First, it's not always the moms planning the wedding anymore. Worse, the moms whose moms planned their wedding, so the mom is just planning what SHE wanted for her OWN wedding but was denied. That's what happened with all of my friends who married in their early 20s. Their own moms' old wishes and desires were ALL over the friends' weddings. But a switch has happened, and women are planning their OWN weddings now. (which does leave a, I don't want to say generation, but if you look at each generation within a family as a layer, there's a "layer" of moms who didn't plan their own, and didn't plan their daughter's, and that's got to be frustrating).
Then you have the many many bridal magazines that people can look at and get ideas that never ever would have occured to the average person getting married. I personally developed an addiction to British bridal mags (and and expensive addiction THAT was) while engaged, and there were ideas in there from '01 to '03 that are *just* seeing the light of day in the States now...
There's the internet, where people can get ideas from everyone else! So a bride who lives in midwest and figured she'd have wedding, dance, and dinner, with very little booze if any, now realizes that other women have the reception as a dance and dinner together, have open bars, etc etc etc...
Sure there are some couples who are just in it for no good reason, but while I was planning almost all of the women (and some men) that I met on wedding planning message boards were just trying to figure out what made their eyes happy, what might make their guests happy, what might make a special day even MORE special for everyone.
If my mom were alive, and if we had still been living in the house I grew up in, I would have been ALL over a backyard wedding. Our house was absolutely tiny, but the yard was enormous and had plum trees all over, it was lovely. But that was gone.

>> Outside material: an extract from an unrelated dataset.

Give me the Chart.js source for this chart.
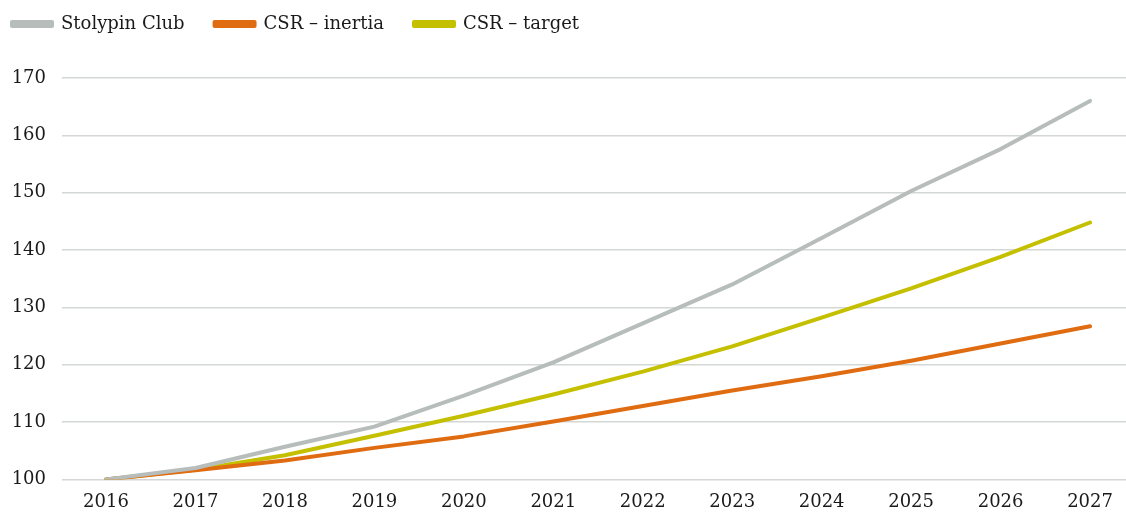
<!DOCTYPE html>
<html>
<head>
<meta charset="utf-8">
<script src="https://cdn.jsdelivr.net/npm/chart.js@4"></script>
<style>
  html, body { margin: 0; padding: 0; background: #fff; }
  #wrap { width: 1126px; height: 513px; }
</style>
</head>
<body>
<div id="wrap"><canvas id="chart" width="1126" height="513"></canvas></div>
<script>
const years = [2016, 2017, 2018, 2019, 2020, 2021, 2022, 2023, 2024, 2025, 2026, 2027];
const stolypinClub = [100, 102.0, 105.7, 109.2, 114.6, 120.4, 127.2, 134.0, 142.1, 150.3, 157.6, 166.0];
const csrInertia = [100, 101.6, 103.3, 105.5, 107.5, 110.1, 112.8, 115.5, 118.0, 120.7, 123.7, 126.7];
const csrTarget = [100, 101.7, 104.2, 107.6, 111.1, 114.8, 118.8, 123.2, 128.2, 133.3, 138.8, 144.8];
const yTicks = [100, 110, 120, 130, 140, 150, 160, 170];

const toPoints = (vals) => vals.map((v, i) => ({ x: years[i], y: v }));

const font = { family: 'DejaVu Serif', size: 18 };

// first dataset is drawn on top
const series = [
  { label: 'Stolypin Club', data: stolypinClub, color: '#b6bdbb' },
  { label: 'CSR – inertia', data: csrInertia, color: '#e06c12' },
  { label: 'CSR – target', data: csrTarget, color: '#c4c000' },
];

// extra room below the legend
const legendSpace = {
  id: 'legendSpace',
  beforeInit(chart) {
    const fit = chart.legend.fit;
    chart.legend.fit = function () {
      fit.bind(chart.legend)();
      this.height += 35;
    };
  },
};

new Chart(document.getElementById('chart').getContext('2d'), {
  type: 'line',
  data: {
    datasets: series.map((s) => ({
      label: s.label,
      data: toPoints(s.data),
      borderColor: s.color,
      backgroundColor: s.color,
      borderWidth: 4,
      borderCapStyle: 'round',
      borderJoinStyle: 'round',
      pointRadius: 0,
      tension: 0,
    })),
  },
  options: {
    responsive: false,
    animation: false,
    layout: { padding: { left: -18, right: 0, top: -15, bottom: -12 } },
    plugins: {
      legend: {
        position: 'top',
        align: 'start',
        labels: {
          font,
          color: '#1a1a1a',
          boxWidth: 40,
          boxHeight: 4,
          padding: 30,
        },
      },
      tooltip: { enabled: false },
    },
    scales: {
      x: {
        type: 'linear',
        min: 2015.508,
        max: 2027.402,
        afterBuildTicks: (axis) => { axis.ticks = years.map((y) => ({ value: y })); },
        grid: { display: false, drawTicks: false },
        border: { display: false },
        ticks: {
          font,
          color: '#1a1a1a',
          padding: 12,
          maxRotation: 0,
          callback: (v) => String(v),
        },
      },
      y: {
        min: 100,
        max: 170,
        afterBuildTicks: (axis) => { axis.ticks = yTicks.map((v) => ({ value: v })); },
        afterFit: (axis) => { axis.width = 80; },
        grid: { color: '#d3d7d6', lineWidth: 1.5, drawTicks: false },
        border: { display: false },
        ticks: {
          font,
          color: '#1a1a1a',
          padding: 16,
        },
      },
    },
  },
  plugins: [legendSpace],
});
</script>
</body>
</html>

My mom was already dead, and she'd long moved from that house. Because she was gone, I could have and I *had to have* a different sort of wedding, and so I did. An outdoor wedding and reception, under apple trees in an orchard, isn't that different from the backyard I had growing up, but I also had letterpressed invitations (b/c they are awesome). Sure, the invites were fancy, sure they cost a lot (thanks Dad, which is another part that wouldn't have happened if my mom were alive), but they were gorgeous and I wanted them, especially with the red Double Happiness symbol we had on them...

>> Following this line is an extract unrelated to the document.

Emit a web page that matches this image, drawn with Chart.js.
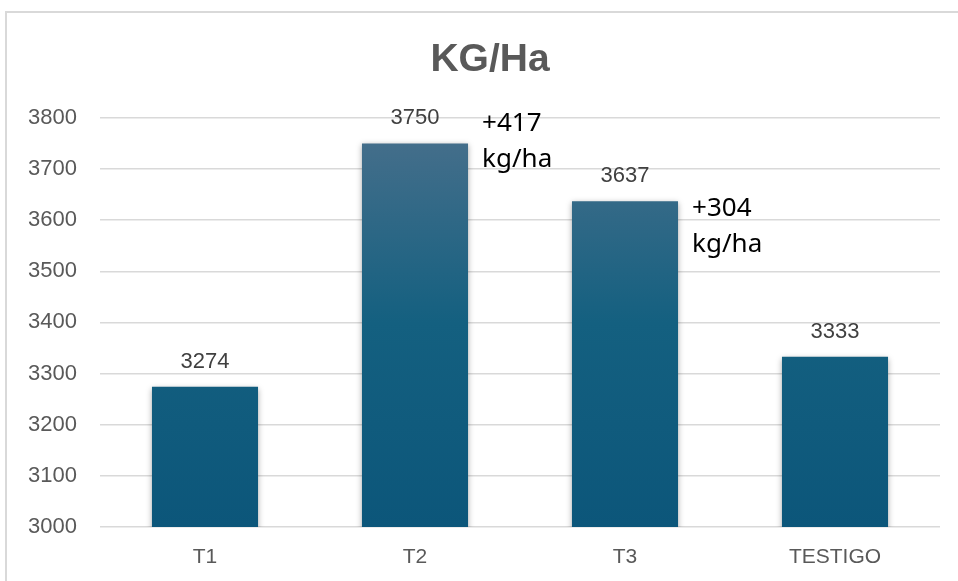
<!DOCTYPE html>
<html>
<head>
<meta charset="utf-8">
<script src="https://cdn.jsdelivr.net/npm/chart.js@4.4.1/dist/chart.umd.min.js"></script>
<style>
  html, body { margin: 0; padding: 0; background: #fff; overflow: hidden; }
  #frame {
    position: absolute; left: 5px; top: 11px;
    width: 970px; height: 600px;
    border: 2px solid #d9d9d9; box-sizing: border-box;
  }
  #frame canvas { display: block; }
</style>
</head>
<body>
<div id="frame"><canvas id="kgChart" width="966" height="596"></canvas></div>
<script>
// chart data
const categories = ['T1', 'T2', 'T3', 'TESTIGO'];
const yields = [3274, 3750, 3637, 3333];
const notes = ['', '+417\nkg/ha', '+304\nkg/ha', ''];
const yTicks = [3000, 3100, 3200, 3300, 3400, 3500, 3600, 3700, 3800];

// where each note sits relative to its bar top (px)
const noteOffsetY = [0, -20, 7, 0];

const ctx = document.getElementById('kgChart').getContext('2d');

function barGradient(context) {
  const chart = context.chart;
  const area = chart.chartArea;
  if (!area) return '#15607f';
  const el = context.element;
  const top = el && el.y != null ? el.y : area.top;
  const bottom = el && el.base != null ? el.base : area.bottom;
  const g = chart.ctx.createLinearGradient(0, top, 0, bottom);
  g.addColorStop(0, '#4a708c');
  g.addColorStop(0.5, '#146080');
  g.addColorStop(1, '#0c567a');
  return g;
}

const labelsPlugin = {
  id: 'barLabels',
  afterDatasetsDraw(chart) {
    const c = chart.ctx;
    const meta = chart.getDatasetMeta(0);
    c.save();
    meta.data.forEach((bar, i) => {
      c.fillStyle = '#404040';
      c.font = '22px "Liberation Sans", Arial, sans-serif';
      c.textAlign = 'center';
      c.textBaseline = 'middle';
      c.fillText(yields[i], bar.x, bar.y - 25);
      if (notes[i]) {
        c.fillStyle = '#000';
        c.font = '26px "Noto Sans", "Open Sans", sans-serif';
        c.textAlign = 'left';
        const lines = notes[i].split('\n');
        lines.forEach((ln, k) => {
          c.fillText(ln, bar.x + bar.width / 2 + 14, bar.y + noteOffsetY[i] + k * 36);
        });
      }
    });
    c.restore();
  }
};

const shadowPlugin = {
  id: 'barShadow',
  beforeDatasetsDraw(chart) {
    chart.ctx.save();
    chart.ctx.shadowColor = 'rgba(0,0,0,0.35)';
    chart.ctx.shadowBlur = 6;
    chart.ctx.shadowOffsetX = 0;
    chart.ctx.shadowOffsetY = 2;
  },
  afterDatasetsDraw(chart) {
    chart.ctx.restore();
  }
};

const chart = new Chart(ctx, {
  type: 'bar',
  data: {
    labels: categories,
    datasets: [{
      label: 'KG/Ha',
      data: yields,
      backgroundColor: barGradient,
      borderWidth: 0,
      barPercentage: 0.505,
      categoryPercentage: 1.0
    }]
  },
  options: {
    responsive: false,
    animation: false,
    layout: { padding: { left: 0, right: 0, top: 0, bottom: 37 } },
    plugins: {
      legend: { display: false },
      tooltip: { enabled: false },
      title: {
        display: true,
        text: 'KG/Ha',
        color: '#595959',
        font: { family: '"Liberation Sans", Arial, sans-serif', size: 39, weight: 'bold' },
        padding: { top: 24, bottom: 34 }
      }
    },
    scales: {
      x: {
        grid: { display: false, drawTicks: false },
        border: { display: false },
        afterFit(scale) { scale.height = 45; },
        ticks: {
          color: '#595959',
          font: { family: '"Liberation Sans", Arial, sans-serif', size: 21 },
          padding: 18,
          maxRotation: 0
        }
      },
      y: {
        min: 3000,
        max: 3800,
        afterBuildTicks(axis) { axis.ticks = yTicks.map(v => ({ value: v })); },
        afterFit(scale) { scale.width = 93; },
        grid: { color: '#d9d9d9', lineWidth: 1.5, drawTicks: false },
        border: { display: false },
        ticks: {
          color: '#595959',
          font: { family: '"Liberation Sans", Arial, sans-serif', size: 22 },
          padding: 23,
          callback: v => String(v)
        }
      },
      // empty spacer on the right so the title stays centred on the frame
      y2: {
        position: 'right',
        grid: { display: false, drawTicks: false },
        border: { display: false },
        ticks: { display: false },
        afterFit(scale) { scale.width = 33; }
      }
    }
  },
  plugins: [shadowPlugin, labelsPlugin]
});
</script>
</body>
</html>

What on earth is wrong with a kid-wrangler???
anyway, I've made it sound like I had a crazy shindig, but I didn't. I think it was $30 per person, we only provided beer and wine (b/c both of our dads had problems with hard liquor in the past and we didn't want it right there in their faces), but if someone wanted a mixed drink they could walk up to the restaurant and snag one, and we had a fun Irish music band (I walked down the aisle to the drumming of a single bhodran, and DH and I had our recessional to the Indiana Jones theme!)...

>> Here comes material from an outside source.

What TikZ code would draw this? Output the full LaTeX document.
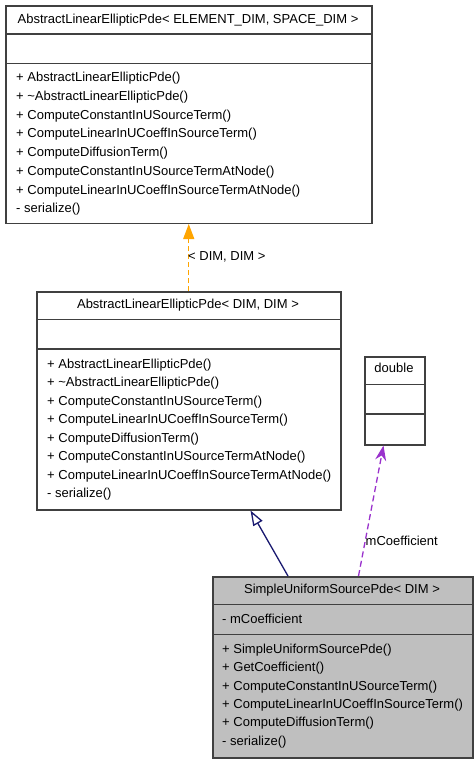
\documentclass[tikz,border=0pt]{standalone}
\usepackage{fontspec}
\setmainfont{Liberation Sans}
\usetikzlibrary{arrows.meta,calc,positioning}
\definecolor{boxline}{HTML}{404040}
\definecolor{usedcol}{HTML}{9A32CD}
\definecolor{tplcol}{HTML}{FFA500}
\definecolor{inhcol}{HTML}{191970}
\tikzset{
	classbox/.style={draw=boxline,line width=1.5pt,fill=white,inner sep=0pt,anchor=north west},
	sepline/.style={draw=boxline,line width=1.5pt},
	member/.style={anchor=base west,inner sep=0pt,font=\fontsize{13}{15}\selectfont},
	boxtitle/.style={anchor=base,inner sep=0pt,font=\fontsize{13}{15}\selectfont},
	edgelabel/.style={anchor=west,inner sep=0pt,font=\fontsize{13}{15}\selectfont}
}

\begin{document}
\begin{tikzpicture}[x=1pt,y=-1pt]
		\useasboundingbox[fill=white] (0,0) rectangle (476,763);
		
		% template base class
		\node[classbox,minimum width=366pt,minimum height=217.5pt] (base) at (5,5) {};
		\draw[sepline] (5,34) -- (371,34);
		\draw[sepline] (5,63.3) -- (371,63.3);
		\node[boxtitle] (btitle) at (188,23.6) {AbstractLinearEllipticPde< ELEMENT\_DIM, SPACE\_DIM >};
		\node[member] (b1) at (16,81.8) {+ AbstractLinearEllipticPde()};
		\node[member] (b2) at (16,100.5) {+ \textasciitilde AbstractLinearEllipticPde()};
		\node[member] (b3) at (16,119.2) {+ ComputeConstantInUSourceTerm()};
		\node[member] (b4) at (16,137.9) {+ ComputeLinearInUCoeffInSourceTerm()};
		\node[member] (b5) at (16,156.6) {+ ComputeDiffusionTerm()};
		\node[member] (b6) at (16,175.3) {+ ComputeConstantInUSourceTermAtNode()};
		\node[member] (b7) at (16,194.0) {+ ComputeLinearInUCoeffInSourceTermAtNode()};
		\node[member] (b8) at (16,212.7) {- serialize()};
		
		% instantiated class
		\node[classbox,minimum width=304pt,minimum height=218pt] (mid) at (36,291) {};
		\draw[sepline] (36,319.7) -- (340,319.7);
		\draw[sepline] (36,349) -- (340,349);
		\node[boxtitle] (mtitle) at (188,308.5) {AbstractLinearEllipticPde< DIM, DIM >};
		\node[member] (m1) at (47,368.2) {+ AbstractLinearEllipticPde()};
		\node[member] (m2) at (47,386.7) {+ \textasciitilde AbstractLinearEllipticPde()};
		\node[member] (m3) at (47,405.2) {+ ComputeConstantInUSourceTerm()};
		\node[member] (m4) at (47,423.7) {+ ComputeLinearInUCoeffInSourceTerm()};
		\node[member] (m5) at (47,442.2) {+ ComputeDiffusionTerm()};
		\node[member] (m6) at (47,460.7) {+ ComputeConstantInUSourceTermAtNode()};
		\node[member] (m7) at (47,479.2) {+ ComputeLinearInUCoeffInSourceTermAtNode()};
		\node[member] (m8) at (47,497.7) {- serialize()};
		
		% double
		\node[classbox,minimum width=60pt,minimum height=88pt] (dbl) at (364,356) {};
		\draw[sepline] (364,384.7) -- (424,384.7);
		\draw[sepline] (364,414) -- (424,414);
		\node[boxtitle] (dtitle) at (394,372.8) {double};
		
		% derived class
		\node[classbox,fill=black!25,minimum width=260pt,minimum height=181pt] (derived) at (212,576) {};
		\draw[sepline] (212,604.3) -- (472,604.3);
		\draw[sepline] (212,634.3) -- (472,634.3);
		\node[boxtitle] (stitle) at (342,593.5) {SimpleUniformSourcePde< DIM >};
		\node[member] (s0) at (222,623.5) {- mCoefficient};
		\node[member] (s1) at (222,653.2) {+ SimpleUniformSourcePde()};
		\node[member] (s2) at (222,671.6) {+ GetCoefficient()};
		\node[member] (s3) at (222,690.0) {+ ComputeConstantInUSourceTerm()};
		\node[member] (s4) at (222,708.4) {+ ComputeLinearInUCoeffInSourceTerm()};
		\node[member] (s5) at (222,726.8) {+ ComputeDiffusionTerm()};
		\node[member] (s6) at (222,745.2) {- serialize()};
		
		% connectors
		\draw[tplcol,line width=1.3pt,dash pattern=on 5pt off 3pt,-{Triangle[length=15pt,width=11pt]}] (mid.north) -- (mid.north |- base.south);
		\node[edgelabel] (tlabel) at (188,257) {< DIM, DIM >};
		
		\draw[inhcol,line width=1.3pt,-{Triangle[open,length=15pt,width=10.5pt]}] ($(derived.north west)+(76,0)$) -- ($(mid.south west)+(214.5,0)$);
		
		\draw[usedcol,line width=1.3pt,dash pattern=on 6pt off 3.5pt,-{Stealth[length=15pt,width=11pt]}] ($(derived.north west)+(146.5,0)$) -- ($(dbl.south west)+(19.5,0)$);
		\node[edgelabel] (ulabel) at (365.5,541) {mCoefficient};
	\end{tikzpicture}
\end{document}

Was it fancier than some weddings I've been to? Sure! And about a year later we went to the wedding of a family friend (that we'd grown up with, and her mom and my mom had grown up together), it was in her luscious backyard under apple trees, it was all home-made and AWESOME and wonderful and fabulous...she had the resources (closeknit family who lived close geographically), the time, and the space to do it without having to hire a venue...
If you don't agree with the wedding, don't go. The couple doesn't need your critical eyes assessing how much money they've spent on invitations, food, drink, etc. They very likely invited you because they LOVE you, and they just wanted you there on that special day, that they are likely working hard to make special for you and the other guests...so if you can't be there in that way, stay home.